Уитмор ковырял вилкой рыбу.

– Должны быть другие – слуги, шоферы, кто-нибудь из врачей. Может, девушки? Они теперь совсем взрослые, но, может, кто-нибудь разговорится – за деньги.

Мискин понимающе улыбнулся:

– Вы бывали в России, сэр?

– Нет, не был, – сказал Уитмор. Мискин кивнул.

– Пройдут недели, месяцы, прежде чем мы на что-то выйдем. Но скорее всего нас выследит КГБ и нам дадут по шее – если не хуже. Пресса может что-нибудь раскопать после нашей публикации, но сейчас у нас нет времени.

Мискин взглянул на часы:

– Мой клиент будет звонить от четырех до десяти сегодня по европейскому времени, и я должен четко сказать «да» или «нет».

– Его нужно придержать.

– Он очень решительно настроен.

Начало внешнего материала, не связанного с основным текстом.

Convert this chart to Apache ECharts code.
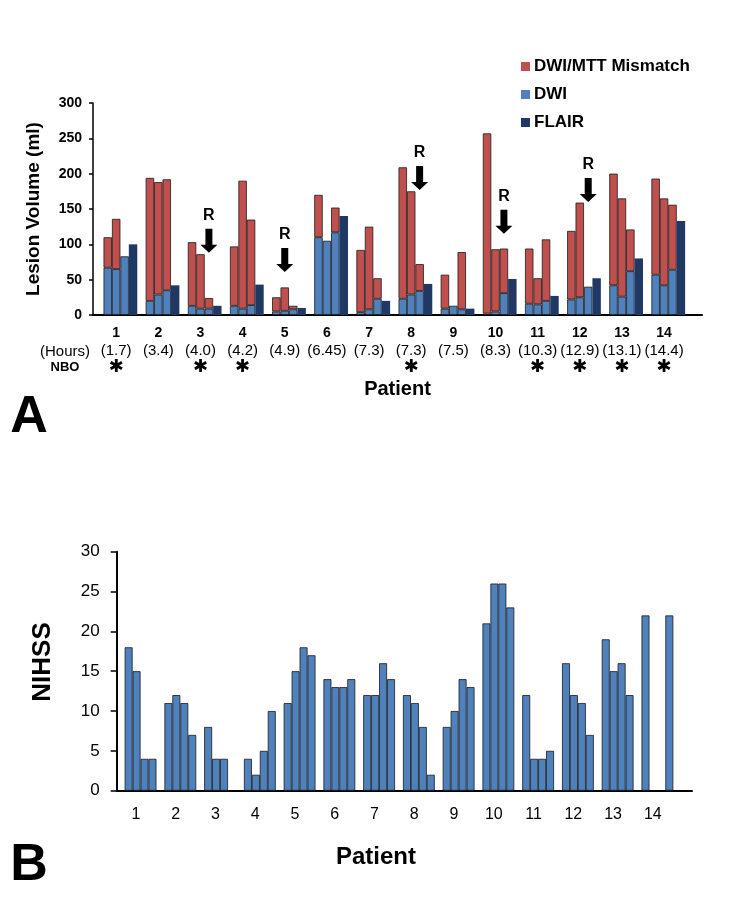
<!DOCTYPE html>
<html>
<head>
<meta charset="utf-8">
<script src="https://cdn.jsdelivr.net/npm/echarts@6/dist/echarts.min.js"></script>
<style>html,body{margin:0;padding:0;background:#fff}#c{width:750px;height:900px}</style>
</head>
<body>
<div id="c"></div>
<script>
// ---------- data ----------
const patients = [1, 2, 3, 4, 5, 6, 7, 8, 9, 10, 11, 12, 13, 14];
const hours = ['1.7', '3.4', '4.0', '4.2', '4.9', '6.45', '7.3', '7.3', '7.5', '8.3', '10.3', '12.9', '13.1', '14.4'];
const nbo = [1, 0, 1, 1, 0, 0, 0, 1, 0, 0, 1, 1, 1, 1];

// Panel A: lesion volumes (ml), three MRI timepoints + FLAIR
const dwiT1 = [67, 20, 13, 13, 5, 110, 4, 23, 9, 2, 16, 22, 42, 57];
const dwiT2 = [65, 29, 9, 9, 6, 105, 8, 29, 13, 5, 15, 25, 26, 42];
const dwiT3 = [83, 35, 9, 14, 8, 117, 23, 34, 8, 31, 20, 40, 62, 64];
const mismatchT1 = [43, 174, 90, 84, 20, 60, 88, 186, 48, 255, 78, 97, 158, 136];
const mismatchT2 = [71, 159, 77, 181, 33, null, 117, 146, null, 88, 37, 134, 139, 123];
const mismatchT3 = [null, 157, 15, 121, 5, 35, 29, 38, 81, 63, 87, null, 59, 92];
const flair = [100, 42, 13, 43, 10, 140, 20, 44, 9, 51, 27, 52, 80, 133];

// Reperfusion ("R") arrows: patient, timepoint bar, volume at arrow tip
const rArrows = [
  {patient: 3, timepoint: 3, volume: 88},
  {patient: 5, timepoint: 2, volume: 61},
  {patient: 8, timepoint: 3, volume: 177},
  {patient: 10, timepoint: 3, volume: 115},
  {patient: 12, timepoint: 3, volume: 160}
];

// Panel B: NIHSS at four timepoints
const nihssT1 = [18, 11, 8, 4, 11, 14, 12, 12, 8, 21, 12, 16, 19, 22];
const nihssT2 = [15, 12, 4, 2, 15, 13, 12, 11, 10, 26, 4, 12, 15, null];
const nihssT3 = [4, 11, 4, 5, 18, 13, 16, 8, 14, 26, 4, 11, 16, null];
const nihssT4 = [4, 7, null, 10, 17, 14, 14, 2, 13, 23, 5, 7, 12, 22];

const yTicksA = {min: 0, max: 300, interval: 50};
const yTicksB = {min: 0, max: 30, interval: 5};

// ---------- chart ----------
const F = 'Liberation Sans, Arial, Helvetica, sans-serif';
const RED = '#C0504D', BLUE = '#4F81BD', NAVY = '#1F3864';
const edge = {borderColor: '#1a1a1a', borderWidth: 0.8};
// [value, patient] so that the value dimension is the one stacked
const pairs = arr => arr.map((v, i) => [v, patients[i]]);
const ARROW = 'path://M5,0 L12,0 L12,16 L17,16 L8.5,24 L0,16 L5,16 Z';

const wA = 8.43, wB = 7.95;
function barA(name, stack, data, color, withEdge) {
  const s = {type: 'bar', name, data: pairs(data), encode: {x: 1, y: 0}, xAxisIndex: 0, yAxisIndex: 0,
    barWidth: wA, barGap: '0%', itemStyle: Object.assign({color}, withEdge ? edge : {borderWidth: 0})};
  if (stack) s.stack = stack;
  return s;
}
function barB(data) {
  return {type: 'bar', name: 'NIHSS', data: pairs(data), encode: {x: 1, y: 0}, xAxisIndex: 1, yAxisIndex: 1,
    barWidth: wB, barGap: '0%', itemStyle: Object.assign({color: BLUE}, edge)};
}

const arrowSeries = {
  type: 'scatter', name: 'R', data: [], xAxisIndex: 0, yAxisIndex: 0, silent: true,
  markPoint: {
    symbol: ARROW, symbolSize: [17, 24], symbolOffset: [0, -12],
    itemStyle: {color: '#000'},
    label: {show: true, position: 'top', distance: 5, formatter: 'R', fontSize: 16, fontWeight: 'bold', color: '#000', fontFamily: F},
    data: rArrows.map(a => ({coord: [a.patient + (a.timepoint - 2.5) * 0.2, a.volume]}))
  }
};

const option = {
  animation: false,
  backgroundColor: '#fff',
  textStyle: {fontFamily: F},
  legend: {
    data: ['DWI/MTT Mismatch', 'DWI', 'FLAIR'],
    orient: 'vertical', left: 521, top: 58, padding: 0,
    itemWidth: 9, itemHeight: 9, itemGap: 11, icon: 'rect',
    itemStyle: {borderWidth: 0},
    textStyle: {fontSize: 17, fontWeight: 'bold', color: '#000', fontFamily: F, padding: [0, 0, 0, -1]}
  },
  grid: [
    {left: 93, right: 48, top: 103, height: 212, outerBoundsMode: 'none'},
    {left: 116.7, right: 58, top: 551.7, height: 239, outerBoundsMode: 'none'}
  ],
  xAxis: [
    {
      type: 'value', gridIndex: 0, min: 0.35, max: 14.8,
      axisLine: {show: true, onZero: false, lineStyle: {color: '#000', width: 2}},
      axisTick: {show: false}, splitLine: {show: false},
      axisLabel: {
        customValues: patients.map(p => p - 0.1), margin: 8.5,
        formatter: v => {
          const i = Math.round(v + 0.1) - 1;
          return '{p|' + patients[i] + '}\n{h|(' + hours[i] + ')}\n{n|' + (nbo[i] ? '\u2731' : ' ') + '}';
        },
        rich: {
          p: {fontSize: 14, fontWeight: 'bold', lineHeight: 19, color: '#000', fontFamily: F},
          h: {fontSize: 15, lineHeight: 17, color: '#000', fontFamily: F},
          n: {fontSize: 18, fontWeight: 'bold', lineHeight: 15, color: '#000', fontFamily: 'DejaVu Sans'}
        }
      },
      name: 'Patient', nameLocation: 'middle', nameGap: 64,
      nameTextStyle: {fontSize: 20, fontWeight: 'bold', color: '#000', fontFamily: F}
    },
    {
      type: 'value', gridIndex: 1, min: 0.4, max: 14.87,
      axisLine: {show: true, onZero: false, lineStyle: {color: '#000', width: 2}},
      axisTick: {show: false}, splitLine: {show: false},
      axisLabel: {
        customValues: patients.map(p => p - 0.115), margin: 16,
        formatter: v => String(patients[Math.round(v + 0.115) - 1]),
        fontSize: 16, color: '#000', fontFamily: F
      }
    }
  ],
  yAxis: [
    Object.assign({
      type: 'value', gridIndex: 0,
      axisLine: {show: true, lineStyle: {color: '#000', width: 1.5}},
      axisTick: {show: true, length: 4, lineStyle: {color: '#000', width: 1.5}},
      axisLabel: {fontSize: 14, fontWeight: 'bold', color: '#000', margin: 11, fontFamily: F},
      splitLine: {show: false},
      name: 'Lesion Volume (ml)', nameLocation: 'middle', nameGap: 50,
      nameTextStyle: {fontSize: 19, fontWeight: 'bold', color: '#000', fontFamily: F}
    }, yTicksA),
    Object.assign({
      type: 'value', gridIndex: 1,
      axisLine: {show: true, lineStyle: {color: '#000', width: 2}},
      axisTick: {show: true, length: 6, lineStyle: {color: '#000', width: 1.5}},
      axisLabel: {fontSize: 17, color: '#000', margin: 17, fontFamily: F},
      splitLine: {show: false}
    }, yTicksB)
  ],
  graphic: [
    {type: 'text', x: 65, y: 352, style: {text: '(Hours)', font: '15px ' + F, fill: '#000', align: 'center', verticalAlign: 'middle', textAlign: 'center', textVerticalAlign: 'middle'}},
    {type: 'text', x: 65, y: 367.5, style: {text: 'NBO', font: 'bold 13px ' + F, fill: '#000', align: 'center', verticalAlign: 'middle', textAlign: 'center', textVerticalAlign: 'middle'}},
    {type: 'text', x: 29, y: 418, style: {text: 'A', font: 'bold 52px ' + F, fill: '#000', align: 'center', verticalAlign: 'middle', textAlign: 'center', textVerticalAlign: 'middle'}},
    {type: 'text', x: 29, y: 866, style: {text: 'B', font: 'bold 52px ' + F, fill: '#000', align: 'center', verticalAlign: 'middle', textAlign: 'center', textVerticalAlign: 'middle'}},
    {type: 'text', x: 376, y: 857, style: {text: 'Patient', font: 'bold 24px ' + F, fill: '#000', align: 'center', verticalAlign: 'middle', textAlign: 'center', textVerticalAlign: 'middle'}},
    {type: 'text', x: 43, y: 662, rotation: Math.PI / 2, style: {text: 'NIHSS', font: 'bold 26px ' + F, fill: '#000', align: 'center', verticalAlign: 'middle', textAlign: 'center', textVerticalAlign: 'middle'}}
  ],
  series: [
    barA('DWI', 't1', dwiT1, BLUE, true),
    barA('DWI/MTT Mismatch', 't1', mismatchT1, RED, true),
    barA('DWI', 't2', dwiT2, BLUE, true),
    barA('DWI/MTT Mismatch', 't2', mismatchT2, RED, true),
    barA('DWI', 't3', dwiT3, BLUE, true),
    barA('DWI/MTT Mismatch', 't3', mismatchT3, RED, true),
    barA('FLAIR', null, flair, NAVY, false),
    arrowSeries,
    barB(nihssT1), barB(nihssT2), barB(nihssT3), barB(nihssT4)
  ]
};

const chart = echarts.init(document.getElementById('c'), null, {renderer: 'canvas'});
chart.setOption(option);
</script>
</body>
</html>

У него самый лучший адвокат в Цюрихе.

– Швейцарским адвокатам далеко до американских, – сказал Уитмор. – Кроме того, текст у нас на руках.

Мискин отрезал кусочек мяса и сказал спокойно:

– Всего лишь половина текста.

Уитмор вытаращил глаза:

– Как половина? Вы сказали «половина», Сай?

Мискин сидел с непроницаемым лицом:

– Я полагал, вы знаете, сэр. Мой клиент поставил условие: только половина текста может быть вывезена из Швейцарии. Половины для нас достаточно, чтобы прийти к решению.

– Что же я тогда читал сегодня? Это дневник, от начала войны до его смерти – в пятьдесят третьем. Я уже дочитал до пятьдесят первого года.